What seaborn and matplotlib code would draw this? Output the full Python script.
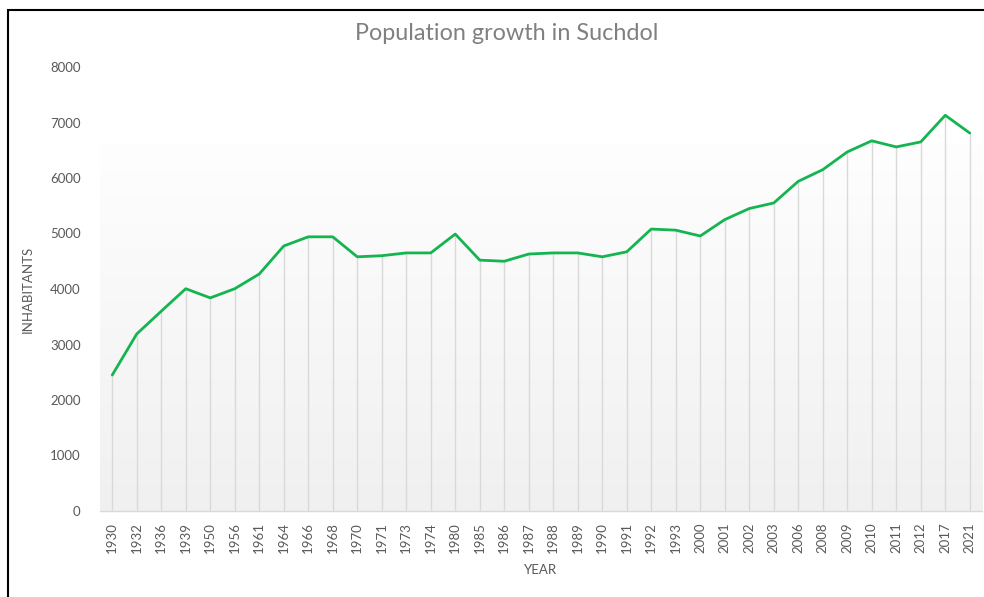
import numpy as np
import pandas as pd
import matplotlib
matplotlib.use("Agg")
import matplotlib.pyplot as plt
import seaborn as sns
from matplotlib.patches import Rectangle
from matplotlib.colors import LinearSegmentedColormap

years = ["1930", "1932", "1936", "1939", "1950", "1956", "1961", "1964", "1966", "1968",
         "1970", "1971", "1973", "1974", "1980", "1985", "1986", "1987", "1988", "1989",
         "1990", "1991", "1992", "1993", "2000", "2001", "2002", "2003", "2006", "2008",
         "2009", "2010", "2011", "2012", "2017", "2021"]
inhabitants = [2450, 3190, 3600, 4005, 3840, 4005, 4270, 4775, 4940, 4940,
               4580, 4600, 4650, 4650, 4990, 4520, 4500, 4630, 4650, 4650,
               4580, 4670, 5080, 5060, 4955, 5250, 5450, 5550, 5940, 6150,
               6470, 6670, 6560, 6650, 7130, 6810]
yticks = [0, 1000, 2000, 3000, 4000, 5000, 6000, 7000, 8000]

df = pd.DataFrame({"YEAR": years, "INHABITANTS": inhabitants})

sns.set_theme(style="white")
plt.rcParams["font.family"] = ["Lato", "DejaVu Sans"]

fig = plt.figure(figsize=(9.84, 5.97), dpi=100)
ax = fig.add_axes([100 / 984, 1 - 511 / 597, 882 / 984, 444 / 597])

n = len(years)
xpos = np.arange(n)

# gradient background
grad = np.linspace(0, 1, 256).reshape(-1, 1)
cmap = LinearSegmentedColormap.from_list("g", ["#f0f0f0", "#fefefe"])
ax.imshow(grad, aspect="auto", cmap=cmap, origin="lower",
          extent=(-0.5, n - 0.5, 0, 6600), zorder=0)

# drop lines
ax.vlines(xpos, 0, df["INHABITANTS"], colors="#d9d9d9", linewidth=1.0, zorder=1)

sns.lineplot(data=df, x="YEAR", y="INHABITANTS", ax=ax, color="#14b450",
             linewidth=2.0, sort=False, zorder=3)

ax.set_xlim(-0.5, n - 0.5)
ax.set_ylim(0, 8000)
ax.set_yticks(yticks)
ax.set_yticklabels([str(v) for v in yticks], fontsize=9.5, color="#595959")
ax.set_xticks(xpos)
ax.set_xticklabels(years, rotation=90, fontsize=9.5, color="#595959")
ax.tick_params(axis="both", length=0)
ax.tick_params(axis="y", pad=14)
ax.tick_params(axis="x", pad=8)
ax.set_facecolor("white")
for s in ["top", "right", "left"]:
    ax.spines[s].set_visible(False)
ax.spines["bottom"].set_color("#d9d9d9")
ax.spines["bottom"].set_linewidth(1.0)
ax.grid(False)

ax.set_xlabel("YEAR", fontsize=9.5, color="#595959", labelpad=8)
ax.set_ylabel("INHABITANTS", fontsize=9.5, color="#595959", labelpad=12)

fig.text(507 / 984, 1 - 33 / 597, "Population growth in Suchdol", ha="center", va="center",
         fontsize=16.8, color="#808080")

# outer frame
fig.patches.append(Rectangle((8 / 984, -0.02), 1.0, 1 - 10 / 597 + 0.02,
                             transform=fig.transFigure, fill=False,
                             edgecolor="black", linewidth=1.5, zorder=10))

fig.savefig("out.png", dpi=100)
__________________________________________________
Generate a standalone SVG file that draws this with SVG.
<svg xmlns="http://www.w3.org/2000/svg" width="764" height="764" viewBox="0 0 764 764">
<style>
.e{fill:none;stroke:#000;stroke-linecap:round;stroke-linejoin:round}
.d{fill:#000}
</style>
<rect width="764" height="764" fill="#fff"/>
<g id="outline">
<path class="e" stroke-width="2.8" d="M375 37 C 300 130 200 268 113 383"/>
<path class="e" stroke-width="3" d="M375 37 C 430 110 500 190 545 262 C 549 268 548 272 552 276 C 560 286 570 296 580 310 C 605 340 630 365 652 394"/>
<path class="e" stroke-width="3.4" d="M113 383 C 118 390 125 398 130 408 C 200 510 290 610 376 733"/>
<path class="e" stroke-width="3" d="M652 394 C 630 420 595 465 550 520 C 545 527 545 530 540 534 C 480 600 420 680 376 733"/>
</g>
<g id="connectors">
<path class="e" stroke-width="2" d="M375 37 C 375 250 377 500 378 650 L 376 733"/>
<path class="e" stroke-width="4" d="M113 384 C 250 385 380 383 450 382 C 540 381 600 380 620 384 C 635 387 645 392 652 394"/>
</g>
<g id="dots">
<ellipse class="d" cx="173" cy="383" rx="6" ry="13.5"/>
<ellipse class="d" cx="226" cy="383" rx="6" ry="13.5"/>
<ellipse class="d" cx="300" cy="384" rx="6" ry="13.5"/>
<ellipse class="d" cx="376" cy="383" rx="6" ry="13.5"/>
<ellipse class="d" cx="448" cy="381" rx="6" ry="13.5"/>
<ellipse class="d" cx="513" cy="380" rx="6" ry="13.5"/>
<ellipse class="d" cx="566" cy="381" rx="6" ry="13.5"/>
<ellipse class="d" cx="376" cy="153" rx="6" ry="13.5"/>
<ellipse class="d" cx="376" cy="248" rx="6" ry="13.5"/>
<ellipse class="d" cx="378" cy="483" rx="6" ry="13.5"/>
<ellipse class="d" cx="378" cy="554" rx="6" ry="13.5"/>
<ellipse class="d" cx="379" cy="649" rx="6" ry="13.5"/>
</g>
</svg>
__________________________________________________
• Direction: Quote only the lines running from the line with "What seaborn and" to the line with "from matplotlib.colors import", ends included, exactly as they appear and without the pictures.

• Output below:
What seaborn and matplotlib code would draw this? Output the full Python script.
import numpy as np
import pandas as pd
import matplotlib
matplotlib.use("Agg")
import matplotlib.pyplot as plt
import seaborn as sns
from matplotlib.patches import Rectangle
from matplotlib.colors import LinearSegmentedColormap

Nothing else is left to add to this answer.